Intervention de Muriel Jourda

Réunion du 23 janvier 2020 à 14h30
Bioéthique — Article 4

Photo de Muriel JourdaMuriel Jourda :

La discrimination, c’est traiter différemment des personnes se trouvant dans une situation identique.

Nous avons bien conscience, les uns et les autres, qu’un couple de femmes n’est pas dans une situation identique à celle d’un couple hétérosexuel face à la procréation. Le Conseil d’État, le Conseil constitutionnel et, me semble-t-il, la Cour européenne des droits de l’homme l’ont d’ailleurs dit.

Instaurer l’égalité, en termes de filiation, c’est parvenir à ce que tous les parents aient les mêmes droits et, surtout, les mêmes obligations à l’égard de leurs enfants. Il faut qu’ils se retrouvent in fine tous placés dans la même situation. Au regard de cet objectif, le droit n’est qu’un outil, pour reprendre une expression qui nous est chère, à Mme le garde des sceaux et à moi-même. Mais il importe tout de même que cet outil soit conforme à la réalité. Or tel n’est précisément pas le cas, me semble-t-il, de la solution du Gouvernement, au contraire de l’amendement de Mme Primas. Encore une fois, dans un couple de femmes, celle qui n’a pas accouché sera reconnue en tant que mère d’intention.

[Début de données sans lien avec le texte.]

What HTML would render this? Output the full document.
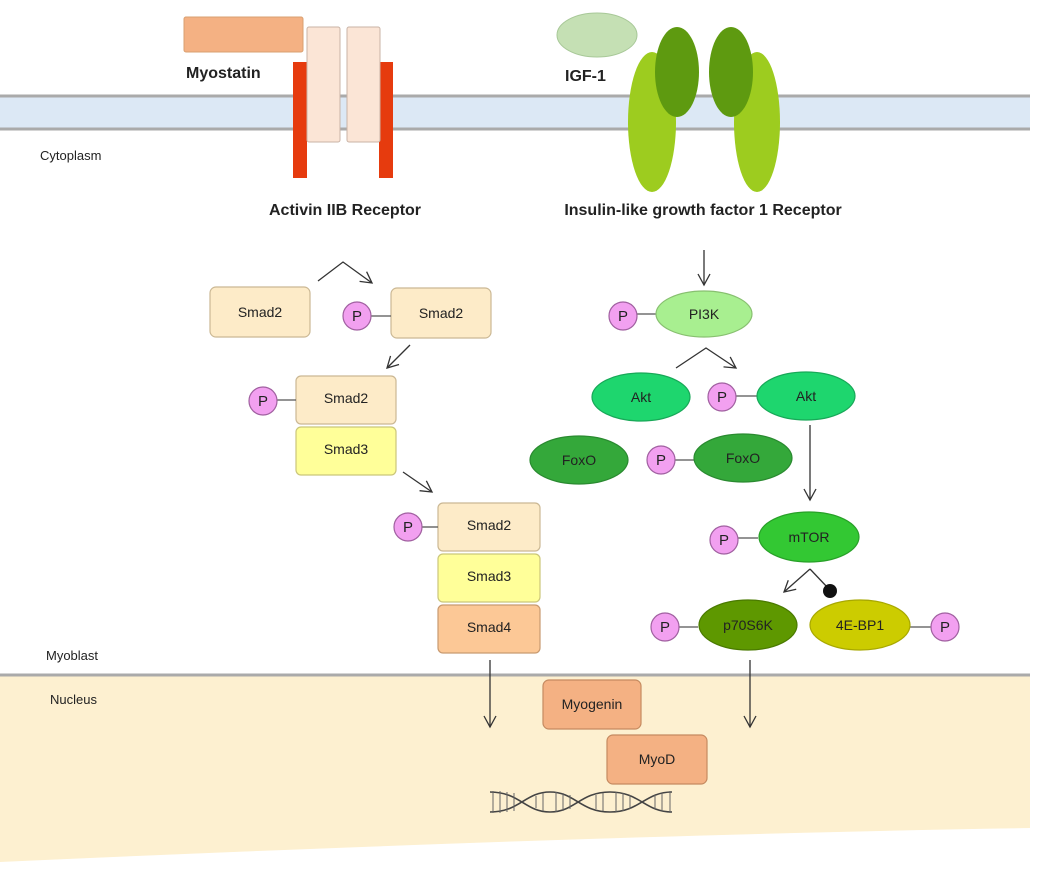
<!DOCTYPE html>
<html><head><meta charset="utf-8"><style>
html,body{margin:0;padding:0;background:#fff}
svg{display:block;font-family:"Liberation Sans",Arial,sans-serif}
</style></head><body>
<svg width="1045" height="878" viewBox="0 0 1045 878" xmlns="http://www.w3.org/2000/svg">
<defs>
<marker id="ah" markerWidth="14" markerHeight="14" refX="12" refY="7" orient="auto" markerUnits="userSpaceOnUse">
<path d="M1,1 L12,7 L1,13" fill="none" stroke="#333" stroke-width="1.3"/></marker>
</defs>
<!-- nucleus -->
<path d="M0,675 L1030,675 L1030,828 Q600,835 0,862 Z" fill="#fdf0d0"/>
<line x1="0" y1="675" x2="1030" y2="675" stroke="#aaa" stroke-width="3"/>
<!-- membrane -->
<rect x="0" y="96" width="1030" height="33" fill="#dce8f5"/>
<line x1="0" y1="96" x2="1030" y2="96" stroke="#aaa" stroke-width="3"/>
<line x1="0" y1="129" x2="1030" y2="129" stroke="#aaa" stroke-width="3"/>
<text x="40" y="160" font-size="13" fill="#222">Cytoplasm</text>
<text x="46" y="660" font-size="13" fill="#222">Myoblast</text>
<text x="50" y="704" font-size="13" fill="#222">Nucleus</text>
<!-- myostatin -->
<rect x="184" y="17" width="119" height="35" rx="2" fill="#f4b183" stroke="#d9a070"/>
<text x="186" y="78" font-size="16" font-weight="bold" fill="#222">Myostatin</text>
<rect x="293" y="62" width="14" height="116" fill="#e63b0e"/>
<rect x="379" y="62" width="14" height="116" fill="#e63b0e"/>
<rect x="307" y="27" width="33" height="115" rx="2" fill="#fbe5d6" stroke="#c9b3a6"/>
<rect x="347" y="27" width="33" height="115" rx="2" fill="#fbe5d6" stroke="#c9b3a6"/>
<text x="345" y="215" font-size="16" font-weight="bold" fill="#222" text-anchor="middle">Activin IIB Receptor</text>
<!-- IGF -->
<ellipse cx="597" cy="35" rx="40" ry="22" fill="#c5e0b4" stroke="#a8c898"/>
<text x="565" y="81" font-size="16" font-weight="bold" fill="#222">IGF-1</text>
<ellipse cx="652" cy="122" rx="24" ry="70" fill="#9dcc1f"/>
<ellipse cx="757" cy="122" rx="23" ry="70" fill="#9dcc1f"/>
<ellipse cx="677" cy="72" rx="22" ry="45" fill="#5e9a10"/>
<ellipse cx="731" cy="72" rx="22" ry="45" fill="#5e9a10"/>
<text x="703" y="215" font-size="16" font-weight="bold" fill="#222" text-anchor="middle">Insulin-like growth factor 1 Receptor</text>
<!-- smad path -->
<g stroke="#333" stroke-width="1.3" fill="none">
<polyline points="318,281 343,262 372,283" marker-end="url(#ah)"/>
<line x1="410" y1="345" x2="387" y2="368" marker-end="url(#ah)"/>
<line x1="403" y1="472" x2="432" y2="492" marker-end="url(#ah)"/>
<line x1="490" y1="660" x2="490" y2="727" marker-end="url(#ah)"/>
<line x1="750" y1="660" x2="750" y2="727" marker-end="url(#ah)"/>
<line x1="704" y1="250" x2="704" y2="285" marker-end="url(#ah)"/>
<polyline points="676,368 706,348 736,368" marker-end="url(#ah)"/>
<line x1="810" y1="425" x2="810" y2="500" marker-end="url(#ah)"/>
<polyline points="810,569 784,592" marker-end="url(#ah)"/>
<line x1="810" y1="569" x2="828" y2="588"/>
</g>
<circle cx="830" cy="591" r="7" fill="#111"/>
<g font-size="14" fill="#222" text-anchor="middle" stroke-width="1.2">
<rect x="210" y="287" width="100" height="50" rx="6" fill="#fdebc8" stroke="#cbb894"/><text x="260" y="317">Smad2</text>
<rect x="391" y="288" width="100" height="50" rx="6" fill="#fdebc8" stroke="#cbb894"/><text x="441" y="318">Smad2</text>
<rect x="296" y="376" width="100" height="48" rx="5" fill="#fdebc8" stroke="#cbb894"/><text x="346" y="403">Smad2</text>
<rect x="296" y="427" width="100" height="48" rx="5" fill="#ffff99" stroke="#cbc67a"/><text x="346" y="454">Smad3</text>
<rect x="438" y="503" width="102" height="48" rx="5" fill="#fdebc8" stroke="#cbb894"/><text x="489" y="530">Smad2</text>
<rect x="438" y="554" width="102" height="48" rx="5" fill="#ffff99" stroke="#cbc67a"/><text x="489" y="581">Smad3</text>
<rect x="438" y="605" width="102" height="48" rx="5" fill="#fcc896" stroke="#c89a70"/><text x="489" y="632">Smad4</text>
<rect x="543" y="680" width="98" height="49" rx="6" fill="#f4b183" stroke="#c58a60"/><text x="592" y="709">Myogenin</text>
<rect x="607" y="735" width="100" height="49" rx="6" fill="#f4b183" stroke="#c58a60"/><text x="657" y="764">MyoD</text>
</g>
<!-- P circles -->
<g stroke="#555" stroke-width="1.3">
<line x1="371" y1="316" x2="391" y2="316"/><line x1="277" y1="400" x2="296" y2="400"/><line x1="422" y1="527" x2="438" y2="527"/>
<line x1="637" y1="314" x2="656" y2="314"/><line x1="736" y1="396" x2="757" y2="396"/><line x1="675" y1="460" x2="694" y2="460"/>
<line x1="738" y1="538" x2="758" y2="538"/><line x1="679" y1="627" x2="698" y2="627"/><line x1="910" y1="627" x2="932" y2="627"/>
</g>
<g fill="#f2a0f0" stroke="#a060a0" stroke-width="1.2">
<circle cx="357" cy="316" r="14"/><circle cx="263" cy="401" r="14"/><circle cx="408" cy="527" r="14"/>
<circle cx="623" cy="316" r="14"/><circle cx="722" cy="397" r="14"/><circle cx="661" cy="460" r="14"/>
<circle cx="724" cy="540" r="14"/><circle cx="665" cy="627" r="14"/><circle cx="945" cy="627" r="14"/>
</g>
<g font-size="15" fill="#222" text-anchor="middle">
<text x="357" y="321">P</text><text x="263" y="406">P</text><text x="408" y="532">P</text>
<text x="623" y="321">P</text><text x="722" y="402">P</text><text x="661" y="465">P</text>
<text x="724" y="545">P</text><text x="665" y="632">P</text><text x="945" y="632">P</text>
</g>
<!-- ellipses -->
<g stroke-width="1.2">
<ellipse cx="704" cy="314" rx="48" ry="23" fill="#a8ef90" stroke="#88c070"/>
<ellipse cx="641" cy="397" rx="49" ry="24" fill="#1ed66e" stroke="#18a858"/>
<ellipse cx="806" cy="396" rx="49" ry="24" fill="#1ed66e" stroke="#18a858"/>
<ellipse cx="579" cy="460" rx="49" ry="24" fill="#34a83a" stroke="#2a8a30"/>
<ellipse cx="743" cy="458" rx="49" ry="24" fill="#34a83a" stroke="#2a8a30"/>
<ellipse cx="809" cy="537" rx="50" ry="25" fill="#33c833" stroke="#28a028"/>
<ellipse cx="748" cy="625" rx="49" ry="25" fill="#5e9800" stroke="#4a7a00"/>
<ellipse cx="860" cy="625" rx="50" ry="25" fill="#cccc00" stroke="#a8a800"/>
</g>
<g font-size="14" fill="#222" text-anchor="middle">
<text x="704" y="319">PI3K</text><text x="641" y="402">Akt</text><text x="806" y="401">Akt</text>
<text x="579" y="465">FoxO</text><text x="743" y="463">FoxO</text><text x="809" y="542">mTOR</text>
<text x="748" y="630">p70S6K</text><text x="860" y="630">4E-BP1</text>
</g>
<!-- DNA -->
<g stroke="#444" stroke-width="1.6" fill="none">
<path d="M490,792 C520,792 525,812 550,812 C575,812 580,792 610,792 C640,792 645,812 672,812"/>
<path d="M490,812 C520,812 525,792 550,792 C575,792 580,812 610,812 C640,812 645,792 672,792"/>
</g>
<g stroke="#666" stroke-width="1">
<line x1="493" y1="791" x2="493" y2="813"/><line x1="500" y1="791" x2="500" y2="813"/><line x1="507" y1="792" x2="507" y2="812"/><line x1="514" y1="793" x2="514" y2="811"/>
<line x1="536" y1="796" x2="536" y2="808"/><line x1="543" y1="793" x2="543" y2="811"/><line x1="556" y1="792" x2="556" y2="812"/><line x1="563" y1="793" x2="563" y2="811"/><line x1="570" y1="795" x2="570" y2="809"/>
<line x1="596" y1="795" x2="596" y2="809"/><line x1="603" y1="793" x2="603" y2="811"/><line x1="616" y1="792" x2="616" y2="812"/><line x1="623" y1="793" x2="623" y2="811"/><line x1="630" y1="795" x2="630" y2="809"/>
<line x1="655" y1="795" x2="655" y2="809"/><line x1="662" y1="793" x2="662" y2="811"/><line x1="670" y1="791" x2="670" y2="813"/>
</g>
</svg>
</body></html>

Voilà comment les choses peuvent se passer.

Monsieur Chasseing, la procédure d’adoption paraît toujours complexe, mais il s’avère que l’adoption de l’enfant du conjoint ne l’est pas, les exigences étant bien moindres ; il n’y a pas d’enquête sociale, par exemple. Le dispositif de l’amendement approuvé par la commission simplifie encore la procédure et permettra que la décision soit rendue plus rapidement. La requête en adoption sera déposée le jour de la naissance de l’enfant. La démarche sera d’autant moins complexe qu’un notaire aura déjà été saisi du dossier. Le jugement interviendra au plus tard un mois après et il sera rétroactif. Cela signifie que la filiation sera établie le jour de la naissance si les diligences nécessaires ont été faites.

J’ajoute que ce mode d’établissement de la filiation n’est pas discriminant, parce qu’il en existe déjà de nombreux. Un père marié n’a aucune démarche à accomplir pour reconnaître son enfant, parce que le simple fait qu’il soit marié avec la mère crée une présomption de paternité. En revanche, un homme qui n’est pas marié à la femme ayant accouché de l’enfant est dans l’obligation de faire une démarche pour reconnaître celui-ci. Parle-t-on de discrimination entre ces deux pères ? Non : les règles applicables sont différentes parce que les situations sont différentes.

Il ne faut pas mentir, disait M. Meurant : ce serait un mensonge institutionnel que de prétendre reconnaître que deux femmes ont pu participer à la procréation d’un enfant. Utilisons les outils qui existent et qui correspondent à la réalité de la filiation. Ne fragilisons pas le droit de la filiation, car si la reconnaissance a l’avantage de la simplicité, elle en présente aussi, s’agissant d’un droit d’ordre public, le danger. Imaginez que les liens de filiation se créent par l’effet de la simple volonté et qu’il suffise d’aller déclarer devant notaire que l’on veut être parent d’un enfant : il me semble que la structure de la société s’en trouverait très largement fragilisée, car ce que la volonté fait, la volonté peut le défaire.